Below are records that hold pictures; write out only the lines from their start through the line with "(0,0) rectangle (1085,474);", exactly, and drop the pictures.

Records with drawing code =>
Begin

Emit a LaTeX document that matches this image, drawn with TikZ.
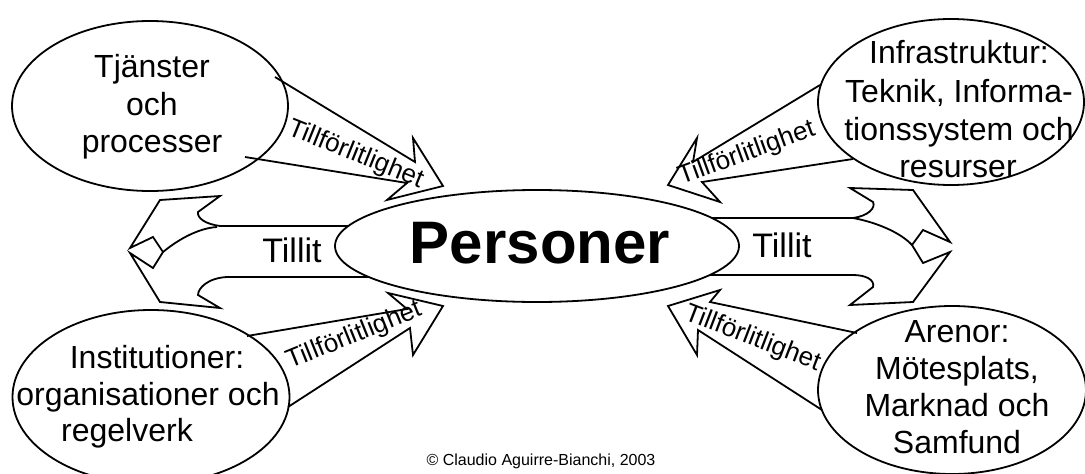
\documentclass[tikz,border=0pt]{standalone}
\usepackage{fontspec}
\setmainfont{Liberation Sans}
\usetikzlibrary{shapes.geometric}
\begin{document}
\begin{tikzpicture}[x=1pt,y=-1pt,
  outline/.style={draw=black, line width=1.8pt, line join=miter},
  bubble/.style={ellipse, draw=black, line width=1.8pt, fill=white, inner sep=0pt, outer sep=0pt},
  bubbletext/.style={font=\fontsize{32}{38}\selectfont, anchor=base, inner sep=0pt},
  trusttext/.style={font=\fontsize{34}{40}\selectfont, anchor=base, inner sep=0pt},
  reliatext/.style={font=\fontsize{26}{30}\selectfont, anchor=base, inner sep=0pt},
]
\useasboundingbox (0,0) rectangle (1085,474);

% "Tillit" double arrows, left and right of the central bubble
\draw[outline] (400,226) -- (220,226) .. controls (205,224) and (197,218) .. (198,212)
  -- (220,196) -- (160,200) -- (130,248) -- (153,237) -- (163,252) -- (153,268)
  -- (130,253) -- (160,302) -- (220,308) -- (198,295)
  .. controls (198,288) and (208,278) .. (227,277) -- (400,277);
\draw[outline] (163,252) .. controls (180,238) and (200,228) .. (217,227);

\draw[outline] (680,218) -- (853,218) .. controls (868,216) and (876,208) .. (873,202)
  -- (850,188) -- (913,190) -- (950,242) -- (923,230) -- (912,245) -- (923,263)
  -- (950,252) -- (913,302) -- (850,305) -- (873,287)
  .. controls (875,280) and (866,275) .. (853,275) -- (680,275);
\draw[outline] (853,218) .. controls (875,222) and (900,232) .. (912,245);

% bubbles
\node[bubble, minimum width=404pt, minimum height=112pt] (personer) at (537,246) {};
\node[bubble, minimum width=276pt, minimum height=170pt] (tjanster) at (150,106) {};
\node[bubble, minimum width=266pt, minimum height=166pt] (infra) at (951,102) {};
\node[bubble, minimum width=277pt, minimum height=174pt] (inst) at (151,397) {};
\node[bubble, minimum width=268pt, minimum height=168pt] (arenor) at (952,390) {};

% "Tillförlitlighet" block arrows towards the central bubble
\draw[outline] (275,77) -- (415,162) -- (413,138) -- (443,186) -- (387,200) -- (407,183) -- (245,157);
\draw[outline] (820,85) -- (693,162) -- (697,138) -- (668,185) -- (720,202) -- (702,182) -- (853,159);
\draw[outline] (247,336) -- (407,309) -- (388,293) -- (443,306) -- (413,355) -- (410,328) -- (288,407);
\draw[outline] (857,333) -- (710,302) -- (720,290) -- (668,306) -- (697,355) -- (698,330) -- (822,410);

% labels
\node[font=\fontsize{60}{66}\selectfont\bfseries, anchor=base, inner sep=0pt] (personerlabel) at (540,263) {Personer};

\node[bubbletext] (t1) at (152,77) {Tjänster};
\node[bubbletext] (t2) at (152,115) {och};
\node[bubbletext] (t3) at (152,152) {processer};

\node[bubbletext] (i1) at (959,63) {Infrastruktur:};
\node[bubbletext] (i2) at (959,102) {Teknik, Informa-};
\node[bubbletext] (i3) at (959,140) {tionssystem och};
\node[bubbletext] (i4) at (958,177) {resurser};

\node[bubbletext] (n1) at (157,368) {Institutioner:};
\node[bubbletext] (n2) at (148,405) {organisationer och};
\node[bubbletext] (n3) at (127,441) {regelverk};

\node[bubbletext] (a1) at (957,342) {Arenor:};
\node[bubbletext] (a2) at (957,379) {Mötesplats,};
\node[bubbletext] (a3) at (957,416) {Marknad och};
\node[bubbletext] (a4) at (957,453) {Samfund};

\node[trusttext] (tl) at (292,262) {Tillit};
\node[trusttext] (tr) at (782,257) {Tillit};

\node[reliatext, rotate=-22] (r1) at (353,161) {Tillförlitlighet};
\node[reliatext, rotate=20] (r2) at (749,160) {Tillförlitlighet};
\node[reliatext, rotate=22] (r3) at (357,342) {Tillförlitlighet};
\node[reliatext, rotate=-21] (r4) at (750,345) {Tillförlitlighet};

\node[font=\fontsize{16}{19}\selectfont, anchor=base, inner sep=0pt] (copy) at (541,465) {© Claudio Aguirre-Bianchi, 2003};
\end{tikzpicture}
\end{document}
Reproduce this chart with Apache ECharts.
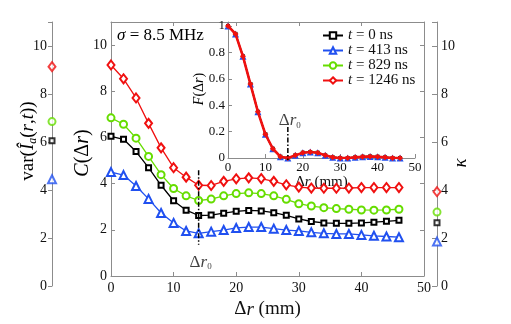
<!DOCTYPE html>
<html>
<head>
<meta charset="utf-8">
<script src="https://cdn.jsdelivr.net/npm/echarts@6/dist/echarts.min.js"></script>
<style>
html, body { margin: 0; padding: 0; background: #fff; }
#myChart { width: 511px; height: 324px; }
</style>
</head>
<body>
<div id="myChart"></div>
<script>
// separation (mm)
const dr = [0, 2, 4, 6, 8, 10, 12, 14, 16, 18, 20, 22, 24, 26, 28, 30, 32, 34, 36, 38, 40, 42, 44, 46];
const names = ['t = 0 ns', 't = 413 ns', 't = 829 ns', 't = 1246 ns'];
// C(dr) for each time
const c0 = [6.05, 5.92, 5.39, 4.69, 3.93, 3.26, 2.85, 2.62, 2.64, 2.72, 2.80, 2.84, 2.82, 2.74, 2.63, 2.47, 2.36, 2.30, 2.28, 2.28, 2.30, 2.33, 2.37, 2.41];
const c413 = [4.50, 4.37, 3.90, 3.34, 2.73, 2.30, 1.95, 1.85, 1.92, 1.99, 2.08, 2.12, 2.12, 2.05, 1.99, 1.95, 1.89, 1.85, 1.82, 1.82, 1.78, 1.74, 1.71, 1.68];
const c829 = [6.85, 6.57, 5.97, 5.18, 4.39, 3.79, 3.47, 3.27, 3.33, 3.47, 3.57, 3.60, 3.57, 3.47, 3.32, 3.13, 3.03, 2.96, 2.92, 2.89, 2.86, 2.85, 2.86, 2.89];
const c1246 = [9.14, 8.54, 7.71, 6.61, 5.55, 4.69, 4.28, 3.93, 3.92, 4.10, 4.21, 4.25, 4.22, 4.10, 3.95, 3.85, 3.81, 3.80, 3.80, 3.81, 3.83, 3.83, 3.83, 3.83];
// inset F(dr)
const f0 = [1.0, 0.94, 0.77, 0.56, 0.35, 0.18, 0.07, 0.01, 0.0, 0.02, 0.04, 0.045, 0.04, 0.02, 0.005, 0.0, 0.0, 0.005, 0.01, 0.012, 0.01, 0.005, 0.0, 0.0];
const f413 = [1.0, 0.94, 0.77, 0.56, 0.35, 0.18, 0.07, 0.01, 0.0, 0.02, 0.04, 0.045, 0.04, 0.02, 0.005, 0.0, 0.0, 0.005, 0.01, 0.012, 0.01, 0.005, 0.0, 0.0];
const f829 = [1.0, 0.94, 0.77, 0.56, 0.35, 0.18, 0.07, 0.01, 0.0, 0.02, 0.04, 0.045, 0.04, 0.02, 0.005, 0.0, 0.0, 0.005, 0.01, 0.012, 0.01, 0.005, 0.0, 0.0];
const f1246 = [1.0, 0.94, 0.77, 0.56, 0.35, 0.18, 0.07, 0.01, 0.0, 0.02, 0.04, 0.045, 0.04, 0.02, 0.005, 0.0, 0.0, 0.005, 0.01, 0.012, 0.01, 0.005, 0.0, 0.0];
// side axes: var(I) on the left, kappa on the right
const varI = [6.05, 4.45, 6.85, 9.14];
const kappa = [2.64, 1.85, 3.08, 3.93];
// dr0 markers
const r0Main = 14;
const r0MainSpan = [4.58, 1.35];
const r0Inset = 16;
const r0InsetSpan = [0.235, -0.015];

const colors = ['#000000', '#2050f0', '#66dd00', '#f01010'];
const mainData = [c0, c413, c829, c1246];
const insetData = [f0, f413, f829, f1246];
const emptySym = ['emptyRect', 'emptyTriangle', 'emptyCircle', 'emptyDiamond'];
const emptySize = [5, 8, 7, [7, 9]];
const fullSym = ['rect', 'triangle', 'circle', 'diamond'];
const fullSize = [4, 7, 4, 6];

const FONT = "'Liberation Serif', 'DejaVu Serif', serif";
const TXT = '#111';
const AX = '#8c8c8c';

let myChart = echarts.init(document.getElementById('myChart'));

function pairs(ys) { return dr.map((x, i) => [x, ys[i]]); }

const rich = {
  n: { fontFamily: FONT, color: TXT },
  i: { fontFamily: FONT, fontStyle: 'italic', color: TXT }
};
function sized(sz) {
  return { n: Object.assign({ fontSize: sz }, rich.n), i: Object.assign({ fontSize: sz }, rich.i) };
}

function axisBase(grid, extra) {
  return Object.assign({
    gridIndex: grid,
    type: 'value',
    axisLine: { show: true, onZero: false, lineStyle: { color: AX, width: 1 } },
    axisTick: { show: true, inside: true, length: 4, lineStyle: { color: AX } },
    splitLine: { show: false },
    axisLabel: { show: false }
  }, extra);
}

const series = [];
names.forEach((nm, k) => {
  series.push({
    name: nm, type: 'line', xAxisIndex: 0, yAxisIndex: 0,
    data: pairs(mainData[k]),
    symbol: emptySym[k], symbolSize: emptySize[k],
    itemStyle: { color: colors[k], borderWidth: 1.2 },
    lineStyle: { color: colors[k], width: 1.3 },
    z: 3
  });
});
names.forEach((nm, k) => {
  series.push({
    name: nm, type: 'line', xAxisIndex: 2, yAxisIndex: 2,
    data: pairs(insetData[k]),
    symbol: fullSym[k], symbolSize: fullSize[k],
    itemStyle: { color: colors[k] },
    lineStyle: { color: colors[k], width: k === 3 ? 2.6 : 1.5 },
    z: 4 + k
  });
});
names.forEach((nm, k) => {
  series.push({
    name: nm, type: 'scatter', xAxisIndex: 3, yAxisIndex: 3,
    data: [[0, varI[k]]], clip: false,
    symbol: emptySym[k], symbolSize: emptySize[k],
    itemStyle: { color: colors[k], borderWidth: 1.2 }
  });
  series.push({
    name: nm, type: 'scatter', xAxisIndex: 4, yAxisIndex: 4,
    data: [[1, kappa[k]]], clip: false,
    symbol: emptySym[k], symbolSize: emptySize[k],
    itemStyle: { color: colors[k], borderWidth: 1.2 }
  });
});
// dash-dot dr0 lines and their labels
series.push({
  type: 'line', xAxisIndex: 0, yAxisIndex: 0, silent: true, symbol: 'none',
  data: [[r0Main, r0MainSpan[0]], [r0Main, r0MainSpan[1]]],
  lineStyle: { color: '#000', width: 1.5, type: [5, 2, 1.5, 2] }, z: 8
});
series.push({
  type: 'line', xAxisIndex: 2, yAxisIndex: 2, silent: true, symbol: 'none', clip: false,
  data: [[r0Inset, r0InsetSpan[0]], [r0Inset, r0InsetSpan[1]]],
  lineStyle: { color: '#000', width: 1.5, type: [5, 2, 1.5, 2] }, z: 9
});
function r0Label(dy) {
  return {
    show: true, position: 'inside', offset: [2, dy],
    formatter: '{n|Δ}{i|r}{s|0}',
    rich: {
      n: { fontFamily: FONT, fontSize: 17, color: TXT },
      i: { fontFamily: FONT, fontSize: 17, fontStyle: 'italic', color: TXT },
      s: { fontFamily: FONT, fontSize: 9, color: TXT, padding: [9, 0, 0, 0] }
    }
  };
}
series.push({
  type: 'scatter', xAxisIndex: 0, yAxisIndex: 0, silent: true, symbolSize: 1,
  itemStyle: { color: 'rgba(0,0,0,0)' },
  data: [[r0Main, 0.95]], label: r0Label(8)
});
series.push({
  type: 'scatter', xAxisIndex: 2, yAxisIndex: 2, silent: true, symbolSize: 1, clip: false,
  itemStyle: { color: 'rgba(0,0,0,0)' },
  data: [[r0Inset, 0.29]], label: r0Label(1)
});

myChart.setOption({
  backgroundColor: '#fff',
  animation: false,
  grid: [
    { left: 111, top: 22, width: 313, height: 264 },
    { left: 228, top: 22, width: 187, height: 136 },
    { left: 52, top: 22, width: 1, height: 264 },
    { left: 436, top: 22, width: 1, height: 264 }
  ],
  legend: {
    data: names, orient: 'vertical', left: 317, top: 23,
    itemWidth: 20, itemHeight: 8, itemGap: 0,
    textStyle: { fontFamily: FONT, fontSize: 15, lineHeight: 11, color: TXT, rich: sized(15) },
    formatter: nm => '{i|t}{n|' + nm.slice(1) + '}'
  },
  xAxis: [
    axisBase(0, {
      min: 0, max: 50, interval: 10, position: 'bottom',
      axisLabel: { show: true, fontFamily: FONT, fontSize: 14, color: TXT, margin: 5 },
      name: '{n|Δ}{i|r}{n| (mm)}', nameLocation: 'middle', nameGap: 24,
      nameTextStyle: { fontSize: 19, rich: sized(19) }
    }),
    axisBase(0, { min: 0, max: 50, interval: 10, position: 'top' }),
    axisBase(1, {
      min: 0, max: 50, interval: 10, position: 'bottom',
      axisLabel: { show: true, fontFamily: FONT, fontSize: 13, color: TXT, margin: 3 },
      name: '{n|Δ}{i|r}{n| (mm)}', nameLocation: 'middle', nameGap: 15,
      nameTextStyle: { fontSize: 15, rich: sized(15) }
    }),
    axisBase(2, { min: 0, max: 1, show: false }),
    axisBase(3, { min: 0, max: 1, show: false })
  ],
  yAxis: [
    axisBase(0, {
      min: 0, max: 11, interval: 2, position: 'left',
      axisLabel: { show: true, fontFamily: FONT, fontSize: 14, color: TXT, margin: 4, formatter: v => v > 10 ? '' : v }
    }),
    axisBase(0, { min: 0, max: 11, interval: 2, position: 'right' }),
    axisBase(1, {
      min: 0, max: 1.03, interval: 0.2, position: 'left',
      axisLabel: {
        show: true, fontFamily: FONT, fontSize: 13, color: TXT, margin: 3,
        formatter: v => v > 1.01 ? '' : (v < 0.001 ? '0' : (v > 0.99 ? '1' : v.toFixed(1)))
      }
    }),
    axisBase(2, {
      min: 0, max: 11, interval: 2, position: 'left',
      axisTick: { show: true, inside: false, length: 4, lineStyle: { color: AX } },
      axisLabel: { show: true, fontFamily: FONT, fontSize: 14, color: TXT, margin: 5, formatter: v => v > 10 ? '' : v }
    }),
    axisBase(3, {
      min: 0, max: 11, interval: 2, position: 'right',
      axisTick: { show: true, inside: true, length: 5, lineStyle: { color: AX } },
      axisLabel: { show: true, fontFamily: FONT, fontSize: 14, color: TXT, margin: 4, formatter: v => v > 10 ? '' : v }
    })
  ],
  graphic: [
    {
      type: 'text', x: 117, y: 36,
      style: { text: '{i|σ}{n| = 8.5 MHz}', verticalAlign: 'middle', rich: sized(17) }
    },
    {
      type: 'text', x: 28, y: 141, rotation: Math.PI / 2,
      style: {
        text: '{n|var(}{i|Î}{s|a}{n|(}{i|r}{n|,}{i|t}{n|))}', align: 'center', verticalAlign: 'middle',
        rich: Object.assign(sized(19), { s: Object.assign({ fontSize: 12, padding: [9, 0, 0, 0] }, rich.i) })
      }
    },
    {
      type: 'text', x: 83, y: 153, rotation: Math.PI / 2,
      style: { text: '{i|C}{n|(Δ}{i|r}{n|)}', align: 'center', verticalAlign: 'middle', rich: sized(20) }
    },
    {
      type: 'text', x: 199, y: 89, rotation: Math.PI / 2,
      style: { text: '{i|F}{n|(Δ}{i|r}{n|)}', align: 'center', verticalAlign: 'middle', rich: sized(14) }
    },
    {
      type: 'text', x: 461, y: 163, rotation: Math.PI / 2,
      style: { text: '{i|κ}', align: 'center', verticalAlign: 'middle', rich: sized(19) }
    }
  ],
  series: series
});
</script>
</body>
</html>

End

SOLVED EXERCISE =>
Emit a LaTeX document that matches this image, drawn with TikZ.
\documentclass[tikz,border=0pt]{standalone}
\usepackage{fontspec}
\setmainfont{Liberation Sans}
\usetikzlibrary{shapes.geometric}
\begin{document}
\begin{tikzpicture}[x=1pt,y=-1pt,
  outline/.style={draw=black, line width=1.8pt, line join=miter},
  bubble/.style={ellipse, draw=black, line width=1.8pt, fill=white, inner sep=0pt, outer sep=0pt},
  bubbletext/.style={font=\fontsize{32}{38}\selectfont, anchor=base, inner sep=0pt},
  trusttext/.style={font=\fontsize{34}{40}\selectfont, anchor=base, inner sep=0pt},
  reliatext/.style={font=\fontsize{26}{30}\selectfont, anchor=base, inner sep=0pt},
]
\useasboundingbox (0,0) rectangle (1085,474);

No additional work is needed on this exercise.